New Yorkers are constantly rushing. We rush through the crowds, on the subways and across the streets. One thing we do wait for, however,  is good food.  From ramen at Ippudo and burgers at Shake Shack to cereal milk ice cream on a Friday night at Milk Bar, boy, do we wait.

Recently, New Yorkers have been stopping in their tracks–sometimes for more than two hours– to get their hands on the Cronut. So we visited the home of this “croissant-doughnut hybrid” at Dominique Ansel’s Bakery to see what all the sugary fuss was about.

We arrived at the bakery at 6:30 a.m. on a Tuesday–a whole hour later than the website’s  recommended arrival time. We were  numbers 54-57 in line but the prospects looked promising. As we got closer to opening time, the line steadily increased behind us, everyone anxious to get their hands on their very own Cronuts.

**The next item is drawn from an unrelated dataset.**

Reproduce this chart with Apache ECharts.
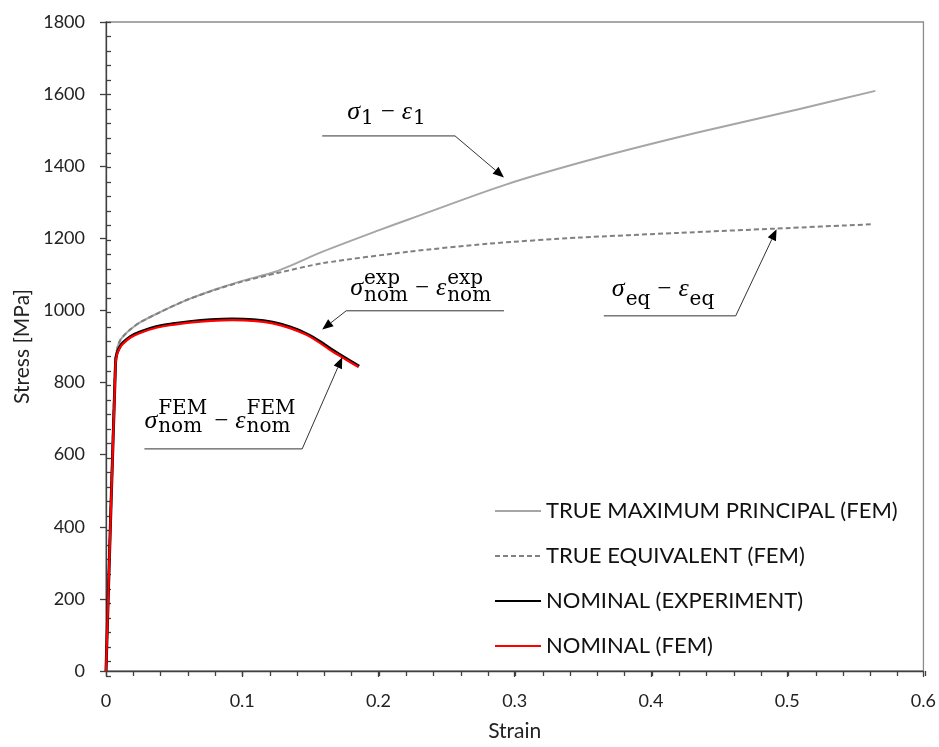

At 8:48 a.m we were let inside at last, proud to finally place our orders. Before handing us our purchases, the cashier opened up the gold-colored box to show us the fresh-baked contents inside almost as if to prove they were real. We finally sat down, showed off our little indulgences on Instagram, and finally bit into one of this year’s most hyped-about foods.

Cronut

Photo by Katya Simkhovich

The Cronut tastes, well, like the doughnut-croissant marriage that it is. The flaky layers cave in when you bite down. The frosting–though drizzled on lightly–is quite sugary but balances well with the slight hint of fig. The filling is a pleasant, very lightly sweetened mascarpone mixed with tiny spoonfuls of tasty fig jam.

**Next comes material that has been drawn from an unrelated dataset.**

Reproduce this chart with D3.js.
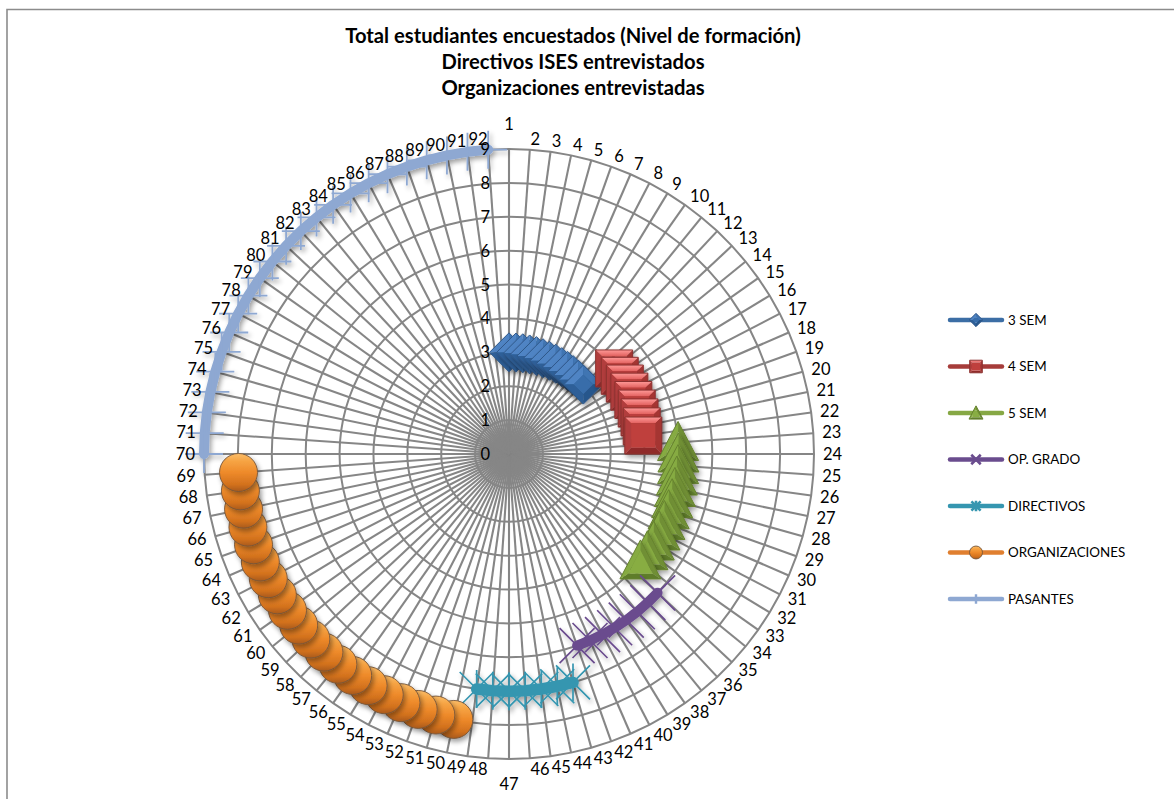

We had resisted the Cronut craze for so long because we doubted it would be worth the crack-of-dawn queue –and we were right to be doubtful. When you wait that long for something, you can’t help but expect it to be extraordinary. And though the Cronut was good, it certainly wasn’t extraordinary.

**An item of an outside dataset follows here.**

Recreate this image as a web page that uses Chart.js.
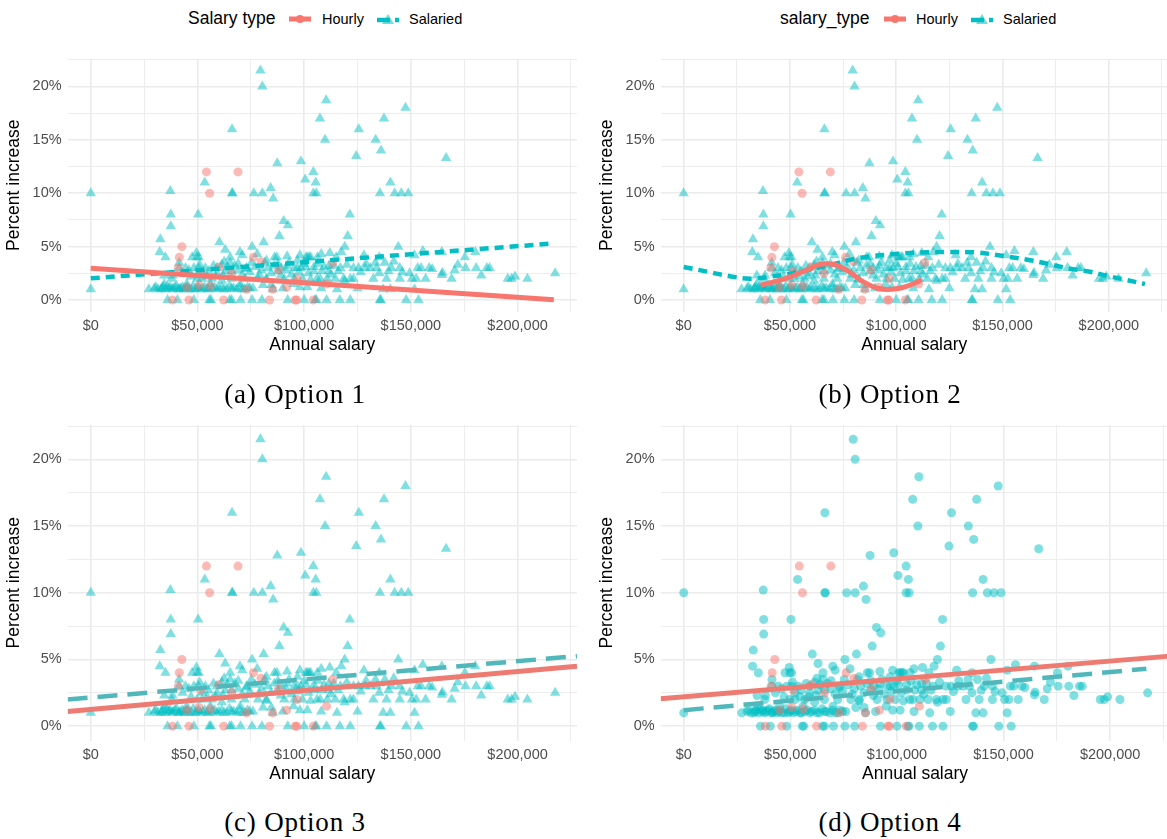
<!DOCTYPE html>
<html>
<head>
<meta charset="utf-8">
<script src="https://cdn.jsdelivr.net/npm/chart.js@4.4.0/dist/chart.umd.min.js"></script>
<style>
html, body { margin:0; padding:0; background:#fff; }
body { width:1167px; height:839px; overflow:hidden; position:relative; font-family:"Liberation Sans", Arial, sans-serif; }
canvas { position:absolute; }
.cap { position:absolute; font-family:"Liberation Serif", serif; font-size:27px; letter-spacing:0.8px; transform:translate(-50%,-50%); white-space:nowrap; color:#000; }
.lg { position:absolute; top:19px; transform:translateY(-50%); white-space:nowrap; color:#000; line-height:1; }
.lg.title { font-size:17.5px; }
.lg.lab { font-size:14.5px; }
.lg svg { display:block; }
</style>
</head>
<body>

<div class="lg title" style="left:188px">Salary type</div>
<div class="lg" style="left:289px"><svg width="22" height="14"><line x1="0" y1="7" x2="22" y2="7" stroke="#F8766D" stroke-width="5"/><circle cx="11" cy="7" r="4" fill="#F8766D"/></svg></div>
<div class="lg lab" style="left:322px">Hourly</div>
<div class="lg" style="left:377px"><svg width="22" height="14"><line x1="0" y1="8" x2="22" y2="8" stroke="#00BFC4" stroke-width="4.5" stroke-dasharray="13,5"/><polygon points="11,2 17,12 5,12" fill="#00BFC4" fill-opacity="0.55"/></svg></div>
<div class="lg lab" style="left:409px">Salaried</div>

<div class="lg title" style="left:780px">salary_type</div>
<div class="lg" style="left:884px"><svg width="22" height="14"><line x1="0" y1="7" x2="22" y2="7" stroke="#F8766D" stroke-width="5"/><circle cx="11" cy="7" r="4" fill="#F8766D"/></svg></div>
<div class="lg lab" style="left:916px">Hourly</div>
<div class="lg" style="left:971px"><svg width="22" height="14"><line x1="0" y1="8" x2="22" y2="8" stroke="#00BFC4" stroke-width="4.5" stroke-dasharray="13,5"/><polygon points="11,2 17,12 5,12" fill="#00BFC4" fill-opacity="0.55"/></svg></div>
<div class="lg lab" style="left:1003px">Salaried</div>

<canvas id="chartA" width="583" height="360" style="left:0;top:0"></canvas>
<canvas id="chartB" width="581" height="360" style="left:593px;top:0"></canvas>
<canvas id="chartC" width="583" height="423" style="left:0;top:366px"></canvas>
<canvas id="chartD" width="581" height="423" style="left:593px;top:366px"></canvas>

<div class="cap" style="left:295px;top:394px">(a) Option 1</div>
<div class="cap" style="left:890px;top:394px">(b) Option 2</div>
<div class="cap" style="left:295px;top:822px">(c) Option 3</div>
<div class="cap" style="left:890px;top:822px">(d) Option 4</div>

<script>
// Annual salary in thousands of dollars, percent increase in %
const salariedSalary = [
  0, 0, 37.3, 37.5, 37.5, 32.6, 32.3, 50.3, 53.4, 66.2, 66.2, 66.4, 76.4, 80.4, 79.5, 80.4, 84.3, 85.5, 87.4, 88.4,
  90.4, 92.4, 98.5, 100.5, 104.3, 105.4, 104.3, 105.7, 107.4, 109.8, 110.3, 121.4, 124.4, 125.6, 133.5, 135.5, 136, 137.4, 140.4, 142.4,
  145.5, 147.5, 148.8, 166.5,
  60.3, 63, 65.3, 69.9, 75.6, 81, 49.5, 50.6, 47.5, 87.2, 101.5, 103, 120.4, 119, 117.4, 115, 144.1, 155.6, 135.2, 151.7,
  175.3, 180.2, 106.2, 71, 78, 92, 98, 108, 112, 35, 128, 164.5,
  36, 40.6, 48.3, 55.6, 56.3, 65.1, 66, 70.2, 75.6, 80.2, 92.3, 100, 105.1, 105.7, 110.5, 116.7, 121.6, 135.5, 135.9, 147.8, 153.6,
  27.2, 29.8, 32.9, 34, 35.2, 36.7, 38, 39.5, 41, 42.1, 43.7, 45.2, 47.2, 49.8, 51.4, 53.4, 55.3, 56.8, 59.1, 61.4,
  63.7, 66, 68.4, 69.9, 72.2, 74.5, 85.3, 115.4, 137, 140.4, 151.7, 101.5,
  30.5, 31.5, 33.5, 35.8, 37.2, 38.6, 40.2, 41.6, 43, 44.5, 46, 48, 49, 50.5, 52.5, 54.5, 58, 60, 62.5, 65,
  67, 71, 73.5, 76, 90, 98, 108, 125,
  80.7, 82.3, 84.6, 103, 61.4, 119, 34.4, 45, 56, 70, 95,
  38, 49.8, 52.2, 56.8, 66, 72.2, 78.4, 82.3, 90.7, 95.4, 99.2, 106, 107.5, 110.8, 114.6, 118.5, 121.6, 123.1, 132.4, 138.6,
  144.8, 150.5, 152.5, 156.9, 169.1, 195.4, 197.2, 198.8, 204.6,
  34.4, 38.3, 52.2, 55.2, 59.1, 63, 66, 69.1, 73, 80, 87.7, 91.5, 104.6, 108.3, 111.6, 135.2, 149.4, 164.5, 164.8, 170.5, 217.6,
  43, 46, 47, 51, 54.5, 57.5, 58.5, 62, 64, 67.5, 71, 74.5, 77, 79, 84.5, 86, 89, 92, 94, 97.5,
  102, 106.5, 112.5, 116, 120, 126.5, 129, 139.5, 142, 146, 160, 172, 183,
  41.4, 44.4, 48.3, 50.6, 53.7, 59.1, 73, 83, 89.2, 95.4, 96.9, 98.5, 100.8, 104.6, 109.3, 111.6, 113.9, 117, 123.1, 125.5,
  128.6, 131, 134, 140.9, 144.8, 153.2, 154.8, 158.6, 175.6, 180.6, 185.6, 186.9,
  61.4, 65.3, 69.1, 81.5, 87.7, 93, 100, 41.4, 62.5, 75.3, 82.3, 96.9, 133.4, 137.8,
  86.1, 100.8, 102.3, 49.8
];
const salariedPct = [
  10, 1, 10.2, 8, 6.9, 5.7, 4.5, 8, 11, 16, 10, 10, 10, 10, 21.5, 20, 10.5, 9.5, 12.8, 6,
  7.4, 7, 13, 11.3, 12, 11, 10, 10, 17, 15, 18.7, 8, 13.5, 16, 15, 10, 14, 17, 11, 10,
  10, 18, 10, 13.3,
  5.4, 4.7, 4, 4.5, 5, 5.4, 4.4, 4, 4, 4, 4, 4, 6, 5, 4.5, 4, 5, 4.6, 4, 4.2,
  4, 4.5, 4, 4.2, 4.3, 4.1, 4.2, 4.3, 4.4, 4, 4.2, 4.5,
  0, 0, 0, 0, 0, 0, 0, 0, 0, 0, 0, 0, 0, 0, 0, 0, 0, 0, 0, 0, 0,
  1, 1.1, 1, 1.2, 1, 1.1, 1, 1.2, 1, 1.1, 1, 1.2, 1, 1.1, 1, 1.2, 1, 1.1, 1, 1.2,
  1, 1.1, 1, 1.2, 1, 1.1, 1, 1, 1, 1, 1, 1.2,
  1.2, 1, 1.1, 1.3, 1.2, 1.1, 1.3, 1, 1.2, 1.1, 1, 1.3, 1, 1.2, 1.1, 1, 1.2, 1.1, 1, 1.3,
  1.1, 1, 1.2, 1.1, 1.1, 1.2, 1.1, 1.1,
  1.4, 1.9, 1.4, 1.9, 1.8, 1.8, 1.5, 1.5, 1.5, 1.5, 1.5,
  2, 2, 2, 2, 2, 2, 2, 2, 2, 2, 2, 2, 2, 2, 2, 2, 2, 2, 2, 2,
  2, 2, 2, 2, 2, 2, 2, 2.2, 2,
  2.3, 2.3, 2.5, 2.7, 2.5, 2.7, 2.7, 2.8, 2.9, 2.8, 2.7, 2.8, 2.7, 2.7, 2.7, 2.5, 2.5, 2.35, 2.55, 2.8, 2.5,
  2.5, 2.8, 2.2, 3.3, 2.2, 3.2, 2.2, 2.3, 3.1, 3.2, 2.4, 2.6, 3.1, 2.4, 2.5, 3.2, 2.3, 3.2, 2.4, 2.6,
  2.5, 3.4, 2.4, 2.7, 3.3, 2.6, 3.4, 2.7, 3.6, 2.6, 2.9, 3.3, 2.3,
  3, 3, 3, 3, 3, 3, 3, 3, 3, 3, 3, 3, 3.1, 3.1, 3.1, 3.2, 3.2, 3, 3, 3,
  3, 3, 3, 3, 3, 3, 3, 3, 3, 3, 3, 3,
  3.3, 3.5, 3.4, 3.5, 3.4, 3.5, 3.4, 3.5, 3.6, 3.5, 3.7, 3.7, 3.5, 3.5,
  4, 4, 4, 4
];
const hourlySalary = [38.3, 46, 62.3, 83.8, 95.8, 96.5, 104.3, 41.5, 42.7, 54.2, 55.7, 69, 76.2, 79.8, 85.2, 91.8, 96.7, 110.5, 113.4, 50.7, 51.5, 60, 45, 56, 41, 66, 73, 88];
const hourlyPct    = [0, 0, 0, 0, 0, 0, 0, 4, 5, 12, 10, 12, 4, 3.6, 1.0, 1.2, 2, 1.5, 3.5, 1.4, 2.7, 3.1, 1.2, 1.3, 3, 2.5, 1, 2.8];

// fitted lines
const fitA_hourlyX = [0, 217];     const fitA_hourlyY = [2.97, 0.02];
const fitA_salariedX = [0, 217];   const fitA_salariedY = [2.03, 5.3];
const fitB_hourlyX = [36.2, 47.8, 57.8, 64.5, 71.2, 77.8, 84.5, 91.2, 97.8, 104.5, 112];
const fitB_hourlyY = [1.4, 2.0, 2.8, 3.35, 3.3, 2.65, 1.7, 1.1, 1.0, 1.25, 1.9];
const fitB_salariedX = [0, 11.2, 21.2, 31.2, 41.2, 51.2, 61.2, 71.2, 77.8, 87.8, 99.5, 111.2, 124.5, 137.8, 151.2, 161.2, 171.2, 181.2, 191.2, 199.5, 207.8, 217];
const fitB_salariedY = [3.1, 2.65, 2.25, 2.0, 2.2, 2.5, 2.95, 3.4, 3.75, 4.1, 4.3, 4.45, 4.5, 4.45, 4.1, 3.8, 3.4, 2.95, 2.65, 2.25, 1.9, 1.5];
const fitC_hourlyX = [-10.85, 227.85];   const fitC_hourlyY = [1.1, 4.5];
const fitC_salariedX = [-10.85, 227.85]; const fitC_salariedY = [2.0, 5.25];
const fitD_hourlyX = [-10.85, 227.85];   const fitD_hourlyY = [2.05, 5.25];
const fitD_salariedX = [0, 217];         const fitD_salariedY = [1.2, 4.3];

const xTicks = [0, 25, 50, 75, 100, 125, 150, 175, 200, 225];
const yTicks = [0, 2.5, 5, 7.5, 10, 12.5, 15, 17.5, 20, 22.5];

Chart.defaults.font.family = "'Liberation Sans', Arial, sans-serif";

function pts(xs, ys) {
  return xs.map((x, i) => ({ x: x, y: ys[i] }));
}

function lineSet(xs, ys, color, width, dash, tension) {
  return {
    data: pts(xs, ys), showLine: true, pointRadius: 0, borderColor: color,
    borderWidth: width, borderDash: dash, tension: tension || 0, order: 0, fill: false
  };
}

function makeChart(id, salariedShape, lines) {
  const datasets = [
    { data: pts(hourlySalary, hourlyPct), pointStyle: 'circle', pointRadius: 4.5,
      backgroundColor: 'rgba(248,118,109,0.5)', borderWidth: 0, order: 1 },
    { data: pts(salariedSalary, salariedPct), pointStyle: salariedShape,
      pointRadius: salariedShape === 'triangle' ? 6 : 4.5,
      backgroundColor: 'rgba(0,191,196,0.5)', borderWidth: 0, order: 1 }
  ].concat(lines);

  new Chart(document.getElementById(id), {
    type: 'scatter',
    data: { datasets: datasets },
    options: {
      responsive: false, animation: false, events: [],
      layout: { padding: { top: 59, left: 0, right: 0, bottom: 0 } },
      plugins: { legend: { display: false }, tooltip: { enabled: false } },
      scales: {
        x: {
          type: 'linear', min: -10.85, max: 227.85,
          afterBuildTicks: s => { s.ticks = xTicks.map(v => ({ value: v })); },
          afterFit: s => { s.height = 48.5; },
          border: { display: false },
          grid: { color: '#EBEBEB', drawTicks: false,
                  lineWidth: c => (c.tick && c.tick.value % 50 === 0) ? 1.6 : 0.9 },
          ticks: { padding: 6, color: '#4D4D4D', font: { size: 14.5 }, maxRotation: 0, autoSkip: false,
                   callback: v => v % 50 === 0 ? '$' + (v * 1000).toLocaleString('en-US') : '' },
          title: { display: true, text: 'Annual salary', color: '#000', font: { size: 17.5 }, padding: { top: 4, bottom: 4 } }
        },
        y: {
          type: 'linear', min: -1.075, max: 22.575,
          afterBuildTicks: s => { s.ticks = yTicks.map(v => ({ value: v })); },
          afterFit: s => { s.width = 67.6; },
          border: { display: false },
          grid: { color: '#EBEBEB', drawTicks: false,
                  lineWidth: c => (c.tick && c.tick.value % 5 === 0) ? 1.6 : 0.9 },
          ticks: { padding: 6, color: '#4D4D4D', font: { size: 14.5 }, autoSkip: false,
                   callback: v => v % 5 === 0 ? v + '%' : '' },
          title: { display: true, text: 'Percent increase', color: '#000', font: { size: 17.5 }, padding: { top: 4, bottom: 4 } }
        }
      }
    }
  });
}

makeChart('chartA', 'triangle', [
  lineSet(fitA_hourlyX, fitA_hourlyY, '#F8766D', 5, []),
  lineSet(fitA_salariedX, fitA_salariedY, '#00BFC4', 4.5, [9, 6])
]);
makeChart('chartB', 'triangle', [
  lineSet(fitB_hourlyX, fitB_hourlyY, '#F8766D', 5, [], 0.4),
  lineSet(fitB_salariedX, fitB_salariedY, '#00BFC4', 4.5, [9, 6], 0.4)
]);
makeChart('chartC', 'triangle', [
  lineSet(fitC_hourlyX, fitC_hourlyY, '#EE7B71', 5, []),
  lineSet(fitC_salariedX, fitC_salariedY, '#50B8BB', 4.5, [20, 10])
]);
makeChart('chartD', 'circle', [
  lineSet(fitD_hourlyX, fitD_hourlyY, '#EE7B71', 5, []),
  lineSet(fitD_salariedX, fitD_salariedY, '#50B8BB', 4.5, [20, 10])
]);
</script>
</body>
</html>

It is essentially semi-croissant dough masquerading as a doughnut…but it’s not entirely a doughnut either. The Cronut tries to combine the doughnut’s fluffiness and glaze with the croissant’s buttery layers of perfection but fails to live up to either standard.

On the other hand, Ansel’s ham and cheese croissant is a whole other story. Where’s the line for this?

In the meantime, we’ll stick to waiting in line for a Double Shack Burger and fries.